**EXERCISE GOAL**
Output every line exactly as written. Leave out pictures.

**SOURCE EXCERPT**
%%
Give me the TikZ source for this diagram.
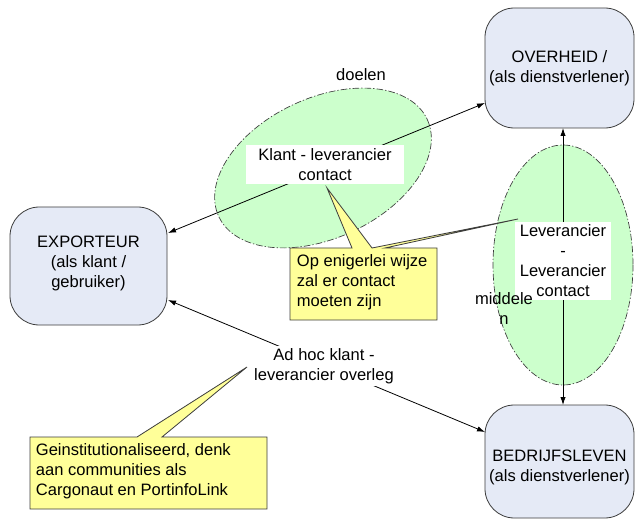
\documentclass[tikz,border=0pt]{standalone}
\usepackage{fontspec}
\setmainfont{Liberation Sans}
\usetikzlibrary{arrows.meta}
\definecolor{boxblue}{RGB}{229,234,246}
\definecolor{lgreen}{RGB}{204,255,204}
\definecolor{lyellow}{RGB}{255,255,153}
\definecolor{edge}{RGB}{60,60,60}
\tikzset{
  txt/.style={font=\fontsize{12.4}{15}\selectfont, align=center, inner sep=2pt},
  party/.style={draw=edge, fill=boxblue, rounded corners=22pt, line width=0.6pt},
  zone/.style={draw=edge, fill=lgreen, line width=0.5pt, dash pattern=on 5pt off 1.5pt on 1pt off 1.5pt},
  note/.style={draw=edge, fill=lyellow, line width=0.6pt},
  conn/.style={line width=0.6pt, {Latex[length=6pt,width=4pt]}-{Latex[length=6pt,width=4pt]}},
  whitelbl/.style={txt, fill=white}
}
\begin{document}
\begin{tikzpicture}[x=0.75pt,y=-0.75pt]
\clip (0,0) rectangle (635,520);
% parties
\draw[party] (485,8) rectangle (634,128);
\node[txt] (overheid) at (559.5,68) {OVERHEID /\\(als dienstverlener)};
\coordinate (ovL) at (485,103);
\coordinate (ovB) at (563,128);
\draw[party] (10,207) rectangle (167,325);
\node[txt] (exporteur) at (88.5,263) {EXPORTEUR\\(als klant /\\gebruiker)};
\coordinate (exT) at (168,233);
\coordinate (exB) at (168,300);
\draw[party] (485,405) rectangle (634,518);
\node[txt] (bedrijf) at (559.5,467) {BEDRIJFSLEVEN\\(als dienstverlener)};
\coordinate (beT) at (563,405);
\coordinate (beL) at (485,432);
% zones
\draw[zone] (323,168) ellipse [x radius=115, y radius=70, rotate=25];
\draw[zone] (563,265) ellipse [x radius=70, y radius=120];
% connectors
\draw[conn] (exT) -- (ovL);
\draw[conn] (ovB) -- (beT);
\draw[conn] (exB) -- (beL);
% labels
\node[whitelbl, minimum width=158*0.75pt, minimum height=39*0.75pt] (klc) at (325,165) {Klant - leverancier\\contact};
\node[whitelbl, minimum width=96*0.75pt] (llc) at (563,261) {Leverancier\\-\\Leverancier\\contact};
\node[whitelbl] (adhoc) at (324,366) {Ad hoc klant -\\leverancier overleg};
\node[txt] (doelen) at (361,75) {doelen};
\node[txt] (middelen) at (504,309) {middele\\n};
% callouts
\draw[note] (290,248) -- (352,248) -- (327,188) -- (372,248) -- (518,219) -- (385,248) -- (437,248) -- (437,320) -- (290,320) -- cycle;
\node[txt, align=left, anchor=north west] (note1) at (294,252) {Op enigerlei wijze\\zal er contact\\moeten zijn};
\draw[note] (30,437) -- (137,437) -- (247,367) -- (162,437) -- (267,437) -- (267,509) -- (30,509) -- cycle;
\node[txt, align=left, anchor=north west] (note2) at (33,441) {Geinstitutionaliseerd, denk\\aan communities als\\Cargonaut en PortinfoLink};
\end{tikzpicture}
\end{document}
%%
**ANSWER IN FULL**
Give me the TikZ source for this diagram.
\documentclass[tikz,border=0pt]{standalone}
\usepackage{fontspec}
\setmainfont{Liberation Sans}
\usetikzlibrary{arrows.meta}
\definecolor{boxblue}{RGB}{229,234,246}
\definecolor{lgreen}{RGB}{204,255,204}
\definecolor{lyellow}{RGB}{255,255,153}
\definecolor{edge}{RGB}{60,60,60}
\tikzset{
  txt/.style={font=\fontsize{12.4}{15}\selectfont, align=center, inner sep=2pt},
  party/.style={draw=edge, fill=boxblue, rounded corners=22pt, line width=0.6pt},
  zone/.style={draw=edge, fill=lgreen, line width=0.5pt, dash pattern=on 5pt off 1.5pt on 1pt off 1.5pt},
  note/.style={draw=edge, fill=lyellow, line width=0.6pt},
  conn/.style={line width=0.6pt, {Latex[length=6pt,width=4pt]}-{Latex[length=6pt,width=4pt]}},
  whitelbl/.style={txt, fill=white}
}
\begin{document}
\begin{tikzpicture}[x=0.75pt,y=-0.75pt]
\clip (0,0) rectangle (635,520);
% parties
\draw[party] (485,8) rectangle (634,128);
\node[txt] (overheid) at (559.5,68) {OVERHEID /\\(als dienstverlener)};
\coordinate (ovL) at (485,103);
\coordinate (ovB) at (563,128);
\draw[party] (10,207) rectangle (167,325);
\node[txt] (exporteur) at (88.5,263) {EXPORTEUR\\(als klant /\\gebruiker)};
\coordinate (exT) at (168,233);
\coordinate (exB) at (168,300);
\draw[party] (485,405) rectangle (634,518);
\node[txt] (bedrijf) at (559.5,467) {BEDRIJFSLEVEN\\(als dienstverlener)};
\coordinate (beT) at (563,405);
\coordinate (beL) at (485,432);
% zones
\draw[zone] (323,168) ellipse [x radius=115, y radius=70, rotate=25];
\draw[zone] (563,265) ellipse [x radius=70, y radius=120];
% connectors
\draw[conn] (exT) -- (ovL);
\draw[conn] (ovB) -- (beT);
\draw[conn] (exB) -- (beL);
% labels
\node[whitelbl, minimum width=158*0.75pt, minimum height=39*0.75pt] (klc) at (325,165) {Klant - leverancier\\contact};
\node[whitelbl, minimum width=96*0.75pt] (llc) at (563,261) {Leverancier\\-\\Leverancier\\contact};
\node[whitelbl] (adhoc) at (324,366) {Ad hoc klant -\\leverancier overleg};
\node[txt] (doelen) at (361,75) {doelen};
\node[txt] (middelen) at (504,309) {middele\\n};
% callouts
\draw[note] (290,248) -- (352,248) -- (327,188) -- (372,248) -- (518,219) -- (385,248) -- (437,248) -- (437,320) -- (290,320) -- cycle;
\node[txt, align=left, anchor=north west] (note1) at (294,252) {Op enigerlei wijze\\zal er contact\\moeten zijn};
\draw[note] (30,437) -- (137,437) -- (247,367) -- (162,437) -- (267,437) -- (267,509) -- (30,509) -- cycle;
\node[txt, align=left, anchor=north west] (note2) at (33,441) {Geinstitutionaliseerd, denk\\aan communities als\\Cargonaut en PortinfoLink};
\end{tikzpicture}
\end{document}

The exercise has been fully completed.